Is driver behind the widening parental leave gap a lack of rights in the gig economy?

Could the driver behind the widening parental leave gap be the rise of the gig economy?The already low number of fathers claiming paternity leave has fallen for the first time in five years, to 213,500, down 3 percent from 221,000 last year an analysis by law firm EMW has revealed. To help encourage more men to take paternity leave, the Government launched the shared parental leave scheme in 2015. However, take up of the scheme has also been slow, with less than 2 percent of all UK fathers participating. These latest figures suggest that hundreds of thousands of men are not taking up their entitlement to paternity leave. In comparison with low rates of paternity leave, nearly treble the number of mothers (662,700) took maternity leave in 2017-2018, up from 661,000 in 2016/17. The firm warns that this wide gap between mothers taking maternity leave and fathers taking paternity leave may reinforce the current “status quo” of women predominantly taking charge of child care arrangements. A driver behind the widening gap in recent years may be the lack of parental leave rights in the growing “gig economy”, where workers are more than twice as likely to be male (69 percent) than female (31 percent).

People working in the “gig economy” are typically treated as self-employed contractors, a status which does not offer statutory paternity benefits. The way “gig economy” companies classify their workers may change following a number of legal challenges in this area. The government is also considering implementing Taylor Review recommendations relating to how “workers” are defined in order to better reflect modern working arrangements.

Jon Taylor, Principal in the EMW Employment team says: “The continuing low take up of paternity leave among men is a cause of frustration for many young families. For many fathers working in the ‘gig economy’ taking time off is just not an option.”
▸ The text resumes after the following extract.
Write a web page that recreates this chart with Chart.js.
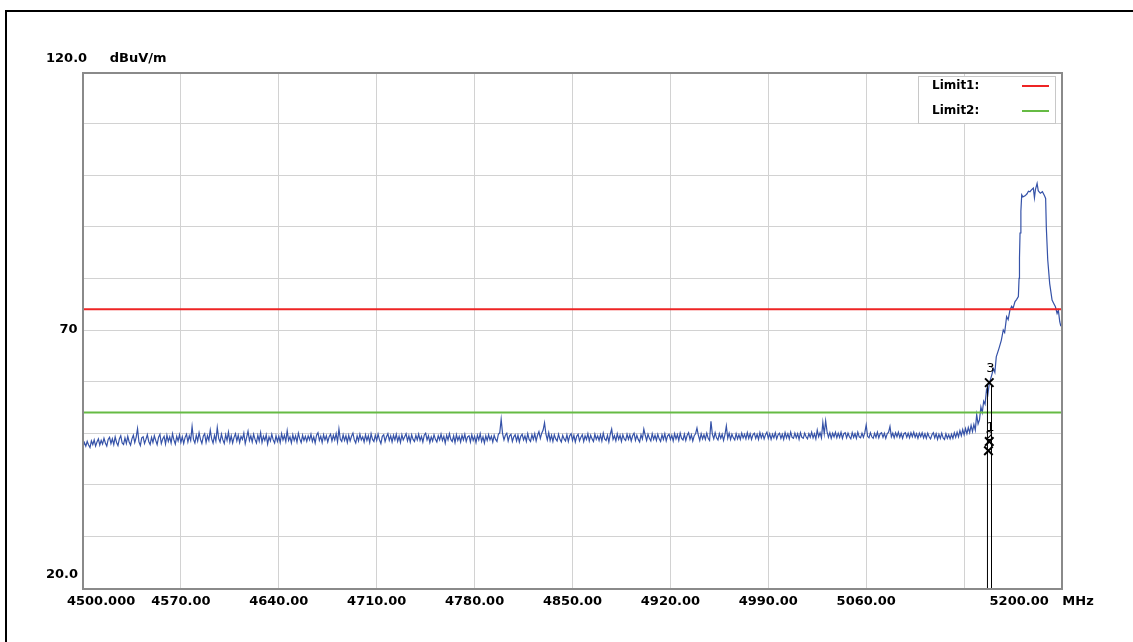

“The fact that the majority of workers in the ‘gig economy’ are men, means that the gap between mothers and fathers taking leave is continuing to widen. It’s disappointing to still see such a low turnout of men claiming parental leave, despite several initiatives being launched across both the public and private sector to encourage more men to take it.”

“However, businesses are beginning to do more to offer both men and women more flexible parental leave with many companies embracing flexible work schemes allowing more parents to work from home. Hopefully this will lead to a greater take up among fathers in the future.”